I don't really care about how others find their happiness. i don't call other women slappers and should it ever happen,I would not regard any affair DH or I had as being the responsibility of anyone outside our marriage. My brother has moved on to a new woman every time his current 'love' has had a baby. That is never the fault of the woman he moves on to - it is always his fault.
But i think there are snide assumptions being made on here about anyone who has made a 'real' committment to their partner.
I am not deluded, insecure, boring or fat - thanks.

PosieParker · 08/05/2008 13:55

MP, I have yet to meet any children/adults who's parents separate during their childhood who honestly say they were not affected in an adverse way. Children usually blame themselves and think they have been abandoned not the other parent. It may make single parents happy to believe that this is not so but children from single parent families are more likely to commit crime, experiment with drugs and have emotional issues... not all but more likely.
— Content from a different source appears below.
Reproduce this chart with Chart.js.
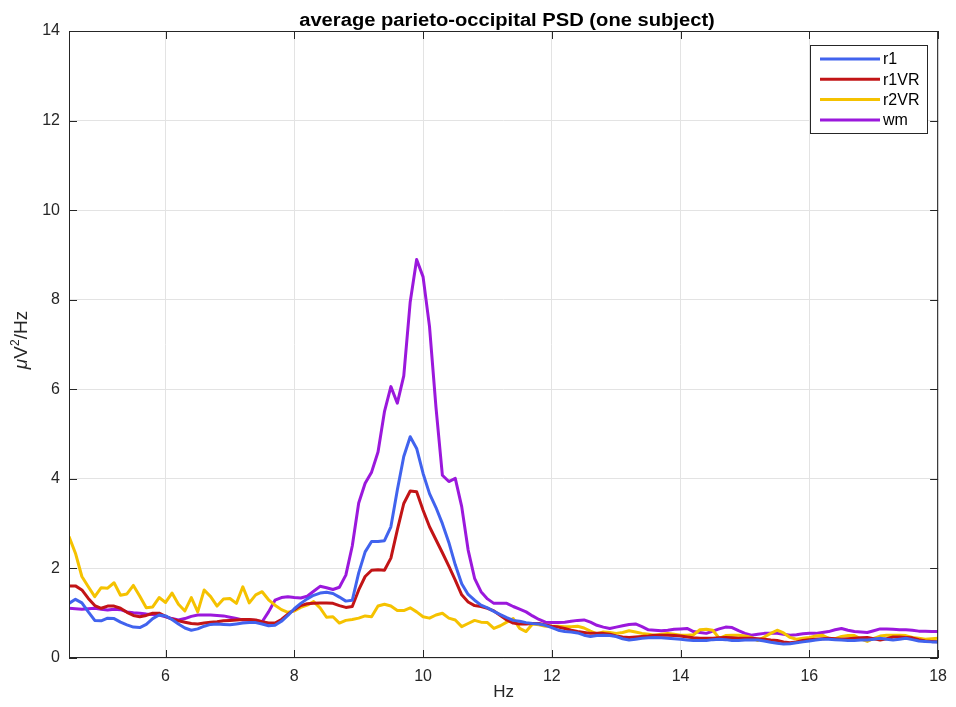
<!DOCTYPE html>
<html lang="en">
<head>
<meta charset="utf-8" />
<title>average parieto-occipital PSD (one subject)</title>
<style>
*{margin:0;padding:0;box-sizing:border-box}
body{background:#fff;width:956px;height:707px;overflow:hidden}
#wrap{position:relative;width:956px;height:707px}
</style>
</head>
<body>
<div id="wrap"><canvas id="psd" width="956" height="707"></canvas></div>

<script src="https://cdn.jsdelivr.net/npm/chart.js@4.4.1/dist/chart.umd.min.js"></script>
<script>
/* ─── data (Hz, µV²/Hz) ─────────────────────────────── */
const freqs = [
  4.5,4.6,4.7,4.8,4.9,5.0,5.1,5.2,5.3,5.4,
  5.5,5.6,5.7,5.8,5.9,6.0,6.1,6.2,6.3,6.4,
  6.5,6.6,6.7,6.8,6.9,7.0,7.1,7.2,7.3,7.4,
  7.5,7.6,7.7,7.8,7.9,8.0,8.1,8.2,8.3,8.4,
  8.5,8.6,8.7,8.8,8.9,9.0,9.1,9.2,9.3,9.4,
  9.5,9.6,9.7,9.8,9.9,10.0,10.1,10.2,10.3,10.4,
  10.5,10.6,10.7,10.8,10.9,11.0,11.1,11.2,11.3,11.4,
  11.5,11.6,11.7,11.8,11.9,12.0,12.1,12.2,12.3,12.4,
  12.5,12.6,12.7,12.8,12.9,13.0,13.1,13.2,13.3,13.4,
  13.5,13.6,13.7,13.8,13.9,14.0,14.1,14.2,14.3,14.4,
  14.5,14.6,14.7,14.8,14.9,15.0,15.1,15.2,15.3,15.4,
  15.5,15.6,15.7,15.8,15.9,16.0,16.1,16.2,16.3,16.4,
  16.5,16.6,16.7,16.8,16.9,17.0,17.1,17.2,17.3,17.4,
  17.5,17.6,17.7,17.8,17.9,18.0
];

const r1 = [
  1.22,1.31,1.23,1.03,0.84,0.83,0.89,0.88,0.80,0.74,
  0.69,0.68,0.75,0.88,0.96,0.94,0.86,0.76,0.67,0.62,
  0.65,0.71,0.75,0.76,0.75,0.74,0.76,0.78,0.79,0.79,
  0.76,0.72,0.73,0.82,0.95,1.10,1.22,1.32,1.40,1.45,
  1.47,1.44,1.36,1.27,1.29,1.90,2.37,2.60,2.60,2.62,
  2.93,3.75,4.50,4.94,4.68,4.12,3.67,3.36,3.00,2.58,
  2.08,1.66,1.42,1.29,1.18,1.12,1.04,0.97,0.90,0.84,
  0.82,0.79,0.77,0.76,0.73,0.68,0.62,0.59,0.58,0.56,
  0.51,0.48,0.50,0.51,0.50,0.48,0.43,0.40,0.42,0.44,
  0.45,0.46,0.45,0.44,0.43,0.42,0.40,0.39,0.39,0.39,
  0.41,0.42,0.41,0.39,0.39,0.40,0.40,0.40,0.38,0.35,
  0.33,0.31,0.32,0.34,0.36,0.38,0.40,0.42,0.42,0.41,
  0.40,0.39,0.39,0.40,0.40,0.42,0.44,0.42,0.40,0.42,
  0.44,0.41,0.38,0.37,0.36,0.36
];

const r1VR = [
  1.61,1.61,1.52,1.33,1.17,1.11,1.16,1.16,1.11,1.02,
  0.95,0.92,0.95,1.00,1.00,0.93,0.87,0.83,0.80,0.77,
  0.76,0.78,0.80,0.81,0.83,0.84,0.85,0.86,0.86,0.85,
  0.81,0.78,0.78,0.86,0.98,1.08,1.17,1.21,1.22,1.23,
  1.23,1.22,1.17,1.13,1.15,1.52,1.82,1.96,1.97,1.96,
  2.23,2.86,3.45,3.73,3.71,3.30,2.93,2.64,2.35,2.05,
  1.74,1.41,1.25,1.17,1.15,1.11,1.05,0.95,0.85,0.78,
  0.76,0.76,0.77,0.77,0.74,0.71,0.69,0.66,0.62,0.59,
  0.57,0.55,0.55,0.55,0.53,0.49,0.47,0.46,0.47,0.48,
  0.49,0.51,0.51,0.51,0.50,0.49,0.47,0.45,0.44,0.44,
  0.44,0.45,0.46,0.45,0.44,0.44,0.44,0.43,0.42,0.40,
  0.39,0.36,0.34,0.36,0.39,0.41,0.42,0.43,0.44,0.43,
  0.42,0.43,0.44,0.45,0.46,0.43,0.40,0.43,0.47,0.47,
  0.46,0.45,0.41,0.38,0.37,0.36
];

const r2VR = [
  2.71,2.34,1.82,1.59,1.37,1.57,1.56,1.68,1.40,1.43,
  1.62,1.38,1.12,1.14,1.35,1.24,1.45,1.20,1.05,1.35,
  1.03,1.52,1.37,1.16,1.32,1.33,1.22,1.59,1.23,1.41,
  1.48,1.30,1.18,1.08,1.02,1.05,1.13,1.18,1.26,1.12,
  0.91,0.92,0.78,0.84,0.86,0.89,0.94,0.92,1.16,1.20,
  1.16,1.06,1.06,1.12,1.03,0.92,0.89,0.96,1.00,0.89,
  0.85,0.70,0.77,0.84,0.80,0.79,0.66,0.72,0.80,0.88,
  0.66,0.59,0.76,0.74,0.71,0.71,0.71,0.70,0.70,0.71,
  0.67,0.60,0.54,0.58,0.57,0.55,0.57,0.61,0.58,0.55,
  0.53,0.51,0.53,0.55,0.53,0.51,0.51,0.52,0.63,0.64,
  0.62,0.44,0.50,0.51,0.51,0.49,0.46,0.39,0.47,0.55,
  0.62,0.56,0.46,0.42,0.44,0.46,0.49,0.51,0.44,0.43,
  0.48,0.50,0.50,0.43,0.37,0.44,0.49,0.51,0.51,0.51,
  0.50,0.46,0.44,0.42,0.43,0.44
];

const wm = [
  1.11,1.10,1.09,1.10,1.11,1.09,1.07,1.09,1.08,1.03,
  1.01,1.00,0.98,0.97,0.96,0.92,0.88,0.85,0.88,0.93,
  0.96,0.96,0.96,0.95,0.94,0.91,0.88,0.85,0.85,0.84,
  0.81,1.03,1.29,1.35,1.37,1.35,1.34,1.38,1.49,1.60,
  1.57,1.53,1.58,1.85,2.50,3.46,3.90,4.15,4.60,5.50,
  6.06,5.69,6.30,7.95,8.90,8.51,7.40,5.60,4.08,3.94,
  4.01,3.38,2.41,1.78,1.48,1.32,1.22,1.22,1.22,1.15,
  1.09,1.03,0.94,0.86,0.80,0.79,0.79,0.80,0.82,0.84,
  0.85,0.80,0.73,0.69,0.66,0.69,0.72,0.75,0.76,0.70,
  0.63,0.62,0.61,0.62,0.64,0.65,0.66,0.59,0.57,0.55,
  0.60,0.65,0.69,0.68,0.61,0.55,0.51,0.53,0.55,0.55,
  0.55,0.53,0.51,0.52,0.54,0.55,0.55,0.57,0.59,0.63,
  0.66,0.62,0.59,0.58,0.57,0.61,0.65,0.65,0.64,0.63,
  0.63,0.62,0.60,0.60,0.59,0.59
];

const seriesNames = ['r1','r1VR','r2VR','wm'];
const seriesColors = ['#4163ee','#c21416','#f5c200','#9b18dc'];
const xTicks = [6,8,10,12,14,16,18];
const yTicks = [0,2,4,6,8,10,12,14];

const AXIS = '#262626';
const FONT = '"Liberation Sans", Arial, Helvetica, sans-serif';

/* box, inward ticks, title, axis labels and legend, MATLAB-like */
const matlabAxes = {
  id:'matlabAxes',
  afterDraw(chart){
    const {ctx, chartArea:a, scales:{x,y}} = chart;
    ctx.save();
    ctx.strokeStyle = AXIS;
    ctx.lineWidth = 1;
    ctx.strokeRect(a.left+0.5, a.top+0.5, a.right-a.left-1, a.bottom-a.top-1);

    ctx.beginPath();
    xTicks.forEach(v=>{
      const px = Math.round(x.getPixelForValue(v))+0.5;
      ctx.moveTo(px,a.bottom); ctx.lineTo(px,a.bottom-8);
      ctx.moveTo(px,a.top);    ctx.lineTo(px,a.top+8);
    });
    yTicks.forEach(v=>{
      const py = Math.round(y.getPixelForValue(v))+0.5;
      ctx.moveTo(a.left,py);  ctx.lineTo(a.left+8,py);
      ctx.moveTo(a.right,py); ctx.lineTo(a.right-8,py);
    });
    ctx.stroke();

    // title (source text is a little wide, so stretch it)
    ctx.fillStyle = '#000';
    ctx.font = `bold 18px ${FONT}`;
    ctx.textAlign = 'center';
    ctx.textBaseline = 'alphabetic';
    ctx.save();
    ctx.translate(507, 26);
    ctx.scale(1.12, 1);
    ctx.fillText('average parieto-occipital PSD (one subject)', 0, 0);
    ctx.restore();

    // x label
    ctx.fillStyle = AXIS;
    ctx.font = `17px ${FONT}`;
    ctx.fillText('Hz', (a.left+a.right)/2, 697);

    // y label: italic mu, V, superscript 2, /Hz
    const parts = [
      {t:'\u03bc', f:`italic 19px ${FONT}`, dy:0},
      {t:'V',      f:`19px ${FONT}`, dy:0},
      {t:'2',      f:`12px ${FONT}`, dy:-8},
      {t:'/Hz',    f:`19px ${FONT}`, dy:0}
    ];
    let total = 0;
    parts.forEach(p=>{ ctx.font=p.f; p.w=ctx.measureText(p.t).width; total+=p.w; });
    ctx.save();
    ctx.translate(27, 340);
    ctx.rotate(-Math.PI/2);
    ctx.textAlign = 'left';
    let cx = -total/2;
    parts.forEach(p=>{ ctx.font=p.f; ctx.fillText(p.t, cx, p.dy); cx+=p.w; });
    ctx.restore();

    // legend
    const lx=810, ly=45, lw=117, lh=88;
    ctx.fillStyle='#fff';
    ctx.fillRect(lx,ly,lw,lh);
    ctx.strokeStyle=AXIS;
    ctx.lineWidth=1;
    ctx.strokeRect(lx+0.5,ly+0.5,lw,lh);
    ctx.font = `16px ${FONT}`;
    ctx.textAlign='left';
    ctx.textBaseline='middle';
    chart.data.datasets.forEach((ds,i)=>{
      const ry = ly+14+i*20.3;
      ctx.strokeStyle = ds.borderColor;
      ctx.lineWidth = 3;
      ctx.beginPath(); ctx.moveTo(lx+10,ry); ctx.lineTo(lx+70,ry); ctx.stroke();
      ctx.fillStyle='#000';
      ctx.fillText(ds.label, lx+73, ry+1);
    });
    ctx.restore();
  }
};

const dataRows = [r1, r1VR, r2VR, wm];

new Chart(document.getElementById('psd'),{
  type:'line',
  data:{
    labels:freqs,
    datasets:dataRows.map((d,i)=>({
      label:seriesNames[i],
      data:d,
      borderColor:seriesColors[i],
      backgroundColor:seriesColors[i],
      borderWidth:3,
      pointRadius:0,
      tension:0,
      borderJoinStyle:'round'
    }))
  },
  options:{
    responsive:false,
    animation:false,
    layout:{padding:{top:31,right:14,left:0,bottom:0}},
    plugins:{legend:{display:false},title:{display:false},tooltip:{enabled:false}},
    scales:{
      x:{
        type:'linear',
        min:4.5, max:18,
        afterBuildTicks:s=>{ s.ticks = xTicks.map(v=>({value:v})); },
        afterFit:s=>{ s.height = 49; },
        grid:{color:'#e3e3e3', drawTicks:false},
        border:{display:false},
        ticks:{color:AXIS, font:{size:16, family:FONT}, padding:9, maxRotation:0}
      },
      y:{
        min:0, max:14,
        afterBuildTicks:s=>{ s.ticks = yTicks.map(v=>({value:v})); },
        afterFit:s=>{ s.width = 69; },
        grid:{color:'#e3e3e3', drawTicks:false},
        border:{display:false},
        ticks:{color:AXIS, font:{size:16, family:FONT}, padding:9}
      }
    }
  },
  plugins:[matlabAxes]
});
</script>
</body>
</html>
So when any parent embarks on an affair at the risk of their marriage/long term relationship they are at real risk of long term damage for their children.

littlelapin · 08/05/2008 13:57

This reply has been deleted

Message withdrawn at poster's request.

morningpaper · 08/05/2008 13:58

No separation is easy or ideal, especially when poverty is a likely outcome. But I don't believe for one moment that all children of single parents are worse off than if their parents had stayed together!